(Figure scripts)
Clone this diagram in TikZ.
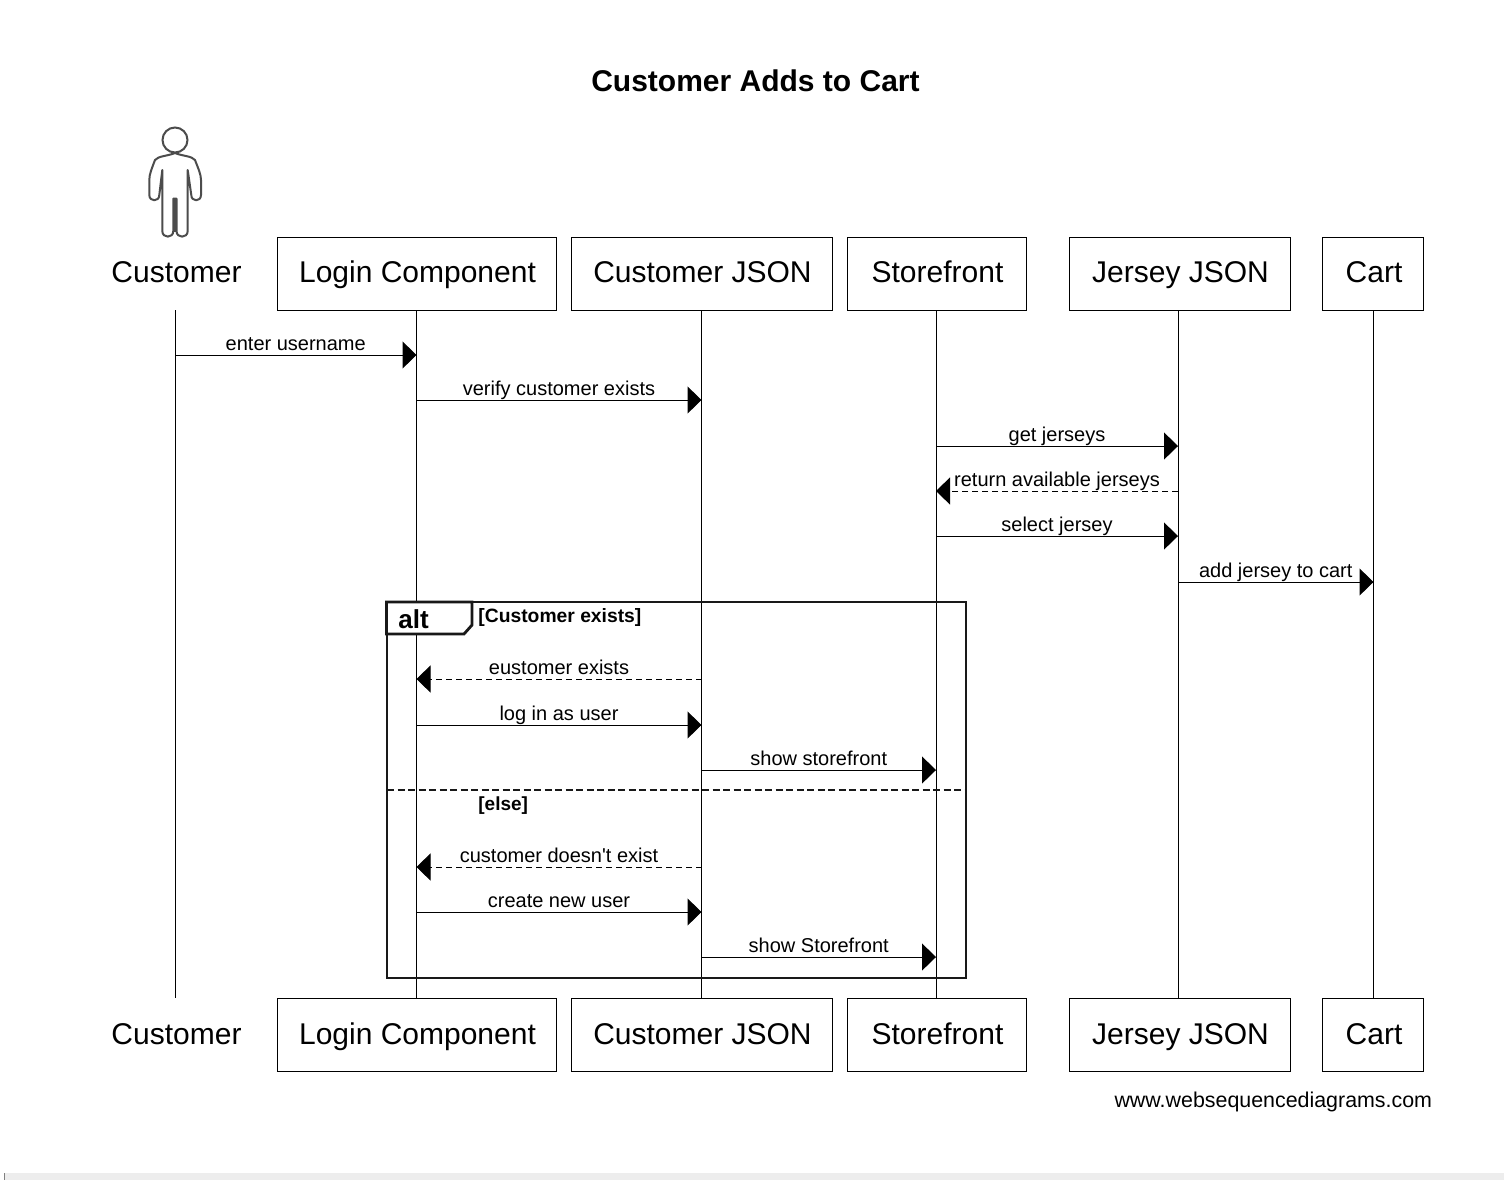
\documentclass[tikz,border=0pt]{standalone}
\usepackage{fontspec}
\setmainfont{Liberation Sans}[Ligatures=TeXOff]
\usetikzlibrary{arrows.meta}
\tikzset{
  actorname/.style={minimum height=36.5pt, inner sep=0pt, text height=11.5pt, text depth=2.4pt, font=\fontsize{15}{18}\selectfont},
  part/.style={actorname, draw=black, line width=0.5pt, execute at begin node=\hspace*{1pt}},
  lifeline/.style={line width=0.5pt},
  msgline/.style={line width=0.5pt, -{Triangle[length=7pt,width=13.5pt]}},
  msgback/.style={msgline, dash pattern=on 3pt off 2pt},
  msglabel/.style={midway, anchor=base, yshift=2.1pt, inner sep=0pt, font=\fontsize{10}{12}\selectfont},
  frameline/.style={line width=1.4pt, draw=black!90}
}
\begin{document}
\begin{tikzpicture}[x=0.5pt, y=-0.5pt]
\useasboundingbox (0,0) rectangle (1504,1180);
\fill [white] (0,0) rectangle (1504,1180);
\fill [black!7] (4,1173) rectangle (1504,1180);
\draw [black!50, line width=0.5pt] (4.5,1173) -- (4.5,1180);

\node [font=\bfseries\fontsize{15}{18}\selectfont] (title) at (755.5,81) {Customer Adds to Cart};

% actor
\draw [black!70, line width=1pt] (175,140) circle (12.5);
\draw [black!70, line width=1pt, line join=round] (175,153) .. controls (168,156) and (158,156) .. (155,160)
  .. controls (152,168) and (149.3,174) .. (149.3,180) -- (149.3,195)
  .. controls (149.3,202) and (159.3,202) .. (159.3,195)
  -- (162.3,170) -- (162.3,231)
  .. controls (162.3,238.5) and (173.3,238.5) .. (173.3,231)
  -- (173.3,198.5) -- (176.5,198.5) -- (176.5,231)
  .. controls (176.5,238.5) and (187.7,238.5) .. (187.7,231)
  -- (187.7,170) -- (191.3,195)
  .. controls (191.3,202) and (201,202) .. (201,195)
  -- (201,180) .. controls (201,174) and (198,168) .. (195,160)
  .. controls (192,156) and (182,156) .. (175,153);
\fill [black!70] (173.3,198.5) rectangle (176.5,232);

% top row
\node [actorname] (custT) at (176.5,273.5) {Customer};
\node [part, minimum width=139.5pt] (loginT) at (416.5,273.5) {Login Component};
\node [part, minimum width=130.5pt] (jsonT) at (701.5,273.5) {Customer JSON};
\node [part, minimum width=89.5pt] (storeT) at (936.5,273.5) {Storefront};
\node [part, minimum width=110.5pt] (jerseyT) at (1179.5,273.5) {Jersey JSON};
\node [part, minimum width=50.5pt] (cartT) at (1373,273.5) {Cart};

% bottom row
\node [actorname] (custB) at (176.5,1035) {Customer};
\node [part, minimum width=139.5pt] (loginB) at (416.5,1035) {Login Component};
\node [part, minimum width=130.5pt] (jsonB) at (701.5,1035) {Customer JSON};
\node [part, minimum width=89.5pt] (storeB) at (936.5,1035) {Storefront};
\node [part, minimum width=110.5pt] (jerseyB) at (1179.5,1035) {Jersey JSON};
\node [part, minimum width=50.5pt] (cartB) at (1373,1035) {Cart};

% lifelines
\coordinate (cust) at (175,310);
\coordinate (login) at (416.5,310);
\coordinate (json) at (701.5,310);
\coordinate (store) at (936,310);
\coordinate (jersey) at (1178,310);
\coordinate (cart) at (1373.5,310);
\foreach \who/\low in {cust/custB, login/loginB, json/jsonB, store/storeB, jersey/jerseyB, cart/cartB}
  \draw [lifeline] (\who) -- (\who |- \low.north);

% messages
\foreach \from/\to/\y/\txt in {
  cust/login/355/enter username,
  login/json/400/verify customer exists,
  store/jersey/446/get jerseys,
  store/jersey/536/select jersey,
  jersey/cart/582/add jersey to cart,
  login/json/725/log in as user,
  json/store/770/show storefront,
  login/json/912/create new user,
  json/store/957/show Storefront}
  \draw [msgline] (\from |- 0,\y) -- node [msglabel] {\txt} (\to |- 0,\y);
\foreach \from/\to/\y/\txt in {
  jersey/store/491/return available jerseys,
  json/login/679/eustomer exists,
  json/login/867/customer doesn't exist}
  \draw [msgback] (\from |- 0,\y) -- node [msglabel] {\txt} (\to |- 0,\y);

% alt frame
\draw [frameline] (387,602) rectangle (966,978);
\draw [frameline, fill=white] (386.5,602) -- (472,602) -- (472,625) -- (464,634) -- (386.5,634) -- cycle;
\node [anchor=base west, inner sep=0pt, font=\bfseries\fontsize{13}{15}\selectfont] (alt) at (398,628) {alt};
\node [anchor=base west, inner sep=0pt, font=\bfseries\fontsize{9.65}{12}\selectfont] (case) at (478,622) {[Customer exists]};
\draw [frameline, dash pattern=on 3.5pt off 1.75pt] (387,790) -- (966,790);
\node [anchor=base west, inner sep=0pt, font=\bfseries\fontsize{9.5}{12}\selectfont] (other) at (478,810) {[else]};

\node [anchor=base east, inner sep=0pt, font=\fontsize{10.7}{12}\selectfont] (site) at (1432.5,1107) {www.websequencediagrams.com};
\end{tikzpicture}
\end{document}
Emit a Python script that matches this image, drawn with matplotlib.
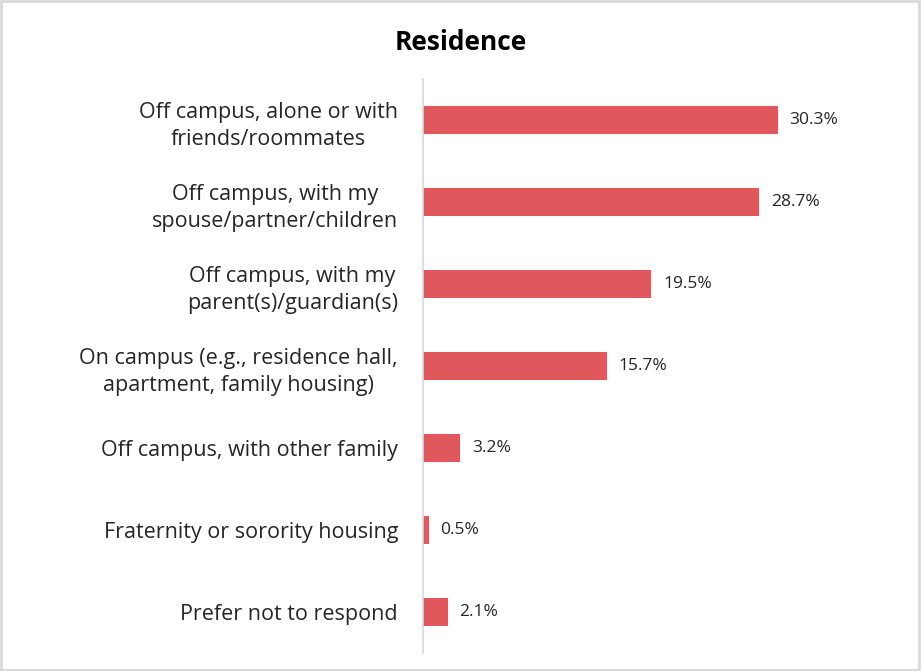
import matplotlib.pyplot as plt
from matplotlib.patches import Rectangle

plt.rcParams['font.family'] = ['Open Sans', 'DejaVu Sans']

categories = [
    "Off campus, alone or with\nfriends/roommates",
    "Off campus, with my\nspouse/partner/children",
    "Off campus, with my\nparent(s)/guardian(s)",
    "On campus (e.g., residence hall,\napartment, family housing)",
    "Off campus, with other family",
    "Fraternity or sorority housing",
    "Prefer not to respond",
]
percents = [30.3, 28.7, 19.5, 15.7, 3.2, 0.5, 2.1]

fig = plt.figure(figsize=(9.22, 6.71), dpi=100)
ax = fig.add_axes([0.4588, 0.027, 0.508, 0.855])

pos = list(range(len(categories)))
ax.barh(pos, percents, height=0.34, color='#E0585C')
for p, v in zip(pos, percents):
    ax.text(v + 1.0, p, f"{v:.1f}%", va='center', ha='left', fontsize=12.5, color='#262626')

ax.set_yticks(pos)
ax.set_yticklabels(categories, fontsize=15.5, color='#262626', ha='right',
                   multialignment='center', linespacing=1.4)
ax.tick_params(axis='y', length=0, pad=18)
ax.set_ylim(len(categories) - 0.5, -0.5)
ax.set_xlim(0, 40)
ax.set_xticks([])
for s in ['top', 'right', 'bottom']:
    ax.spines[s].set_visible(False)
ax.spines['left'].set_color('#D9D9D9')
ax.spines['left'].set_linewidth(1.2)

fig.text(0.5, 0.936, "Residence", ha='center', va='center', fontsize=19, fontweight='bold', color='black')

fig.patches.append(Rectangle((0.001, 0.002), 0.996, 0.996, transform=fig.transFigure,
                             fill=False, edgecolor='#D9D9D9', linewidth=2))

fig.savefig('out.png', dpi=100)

> [TASK REQUIREMENTS]: Retype the records above word for word, from their first line through the line containing "(173.3,198.5) rectangle (176.5,232);", and leave out every picture.

> [OUTPUT FOR THIS EXERCISE]:
Clone this diagram in TikZ.
\documentclass[tikz,border=0pt]{standalone}
\usepackage{fontspec}
\setmainfont{Liberation Sans}[Ligatures=TeXOff]
\usetikzlibrary{arrows.meta}
\tikzset{
  actorname/.style={minimum height=36.5pt, inner sep=0pt, text height=11.5pt, text depth=2.4pt, font=\fontsize{15}{18}\selectfont},
  part/.style={actorname, draw=black, line width=0.5pt, execute at begin node=\hspace*{1pt}},
  lifeline/.style={line width=0.5pt},
  msgline/.style={line width=0.5pt, -{Triangle[length=7pt,width=13.5pt]}},
  msgback/.style={msgline, dash pattern=on 3pt off 2pt},
  msglabel/.style={midway, anchor=base, yshift=2.1pt, inner sep=0pt, font=\fontsize{10}{12}\selectfont},
  frameline/.style={line width=1.4pt, draw=black!90}
}
\begin{document}
\begin{tikzpicture}[x=0.5pt, y=-0.5pt]
\useasboundingbox (0,0) rectangle (1504,1180);
\fill [white] (0,0) rectangle (1504,1180);
\fill [black!7] (4,1173) rectangle (1504,1180);
\draw [black!50, line width=0.5pt] (4.5,1173) -- (4.5,1180);

\node [font=\bfseries\fontsize{15}{18}\selectfont] (title) at (755.5,81) {Customer Adds to Cart};

% actor
\draw [black!70, line width=1pt] (175,140) circle (12.5);
\draw [black!70, line width=1pt, line join=round] (175,153) .. controls (168,156) and (158,156) .. (155,160)
  .. controls (152,168) and (149.3,174) .. (149.3,180) -- (149.3,195)
  .. controls (149.3,202) and (159.3,202) .. (159.3,195)
  -- (162.3,170) -- (162.3,231)
  .. controls (162.3,238.5) and (173.3,238.5) .. (173.3,231)
  -- (173.3,198.5) -- (176.5,198.5) -- (176.5,231)
  .. controls (176.5,238.5) and (187.7,238.5) .. (187.7,231)
  -- (187.7,170) -- (191.3,195)
  .. controls (191.3,202) and (201,202) .. (201,195)
  -- (201,180) .. controls (201,174) and (198,168) .. (195,160)
  .. controls (192,156) and (182,156) .. (175,153);
\fill [black!70] (173.3,198.5) rectangle (176.5,232);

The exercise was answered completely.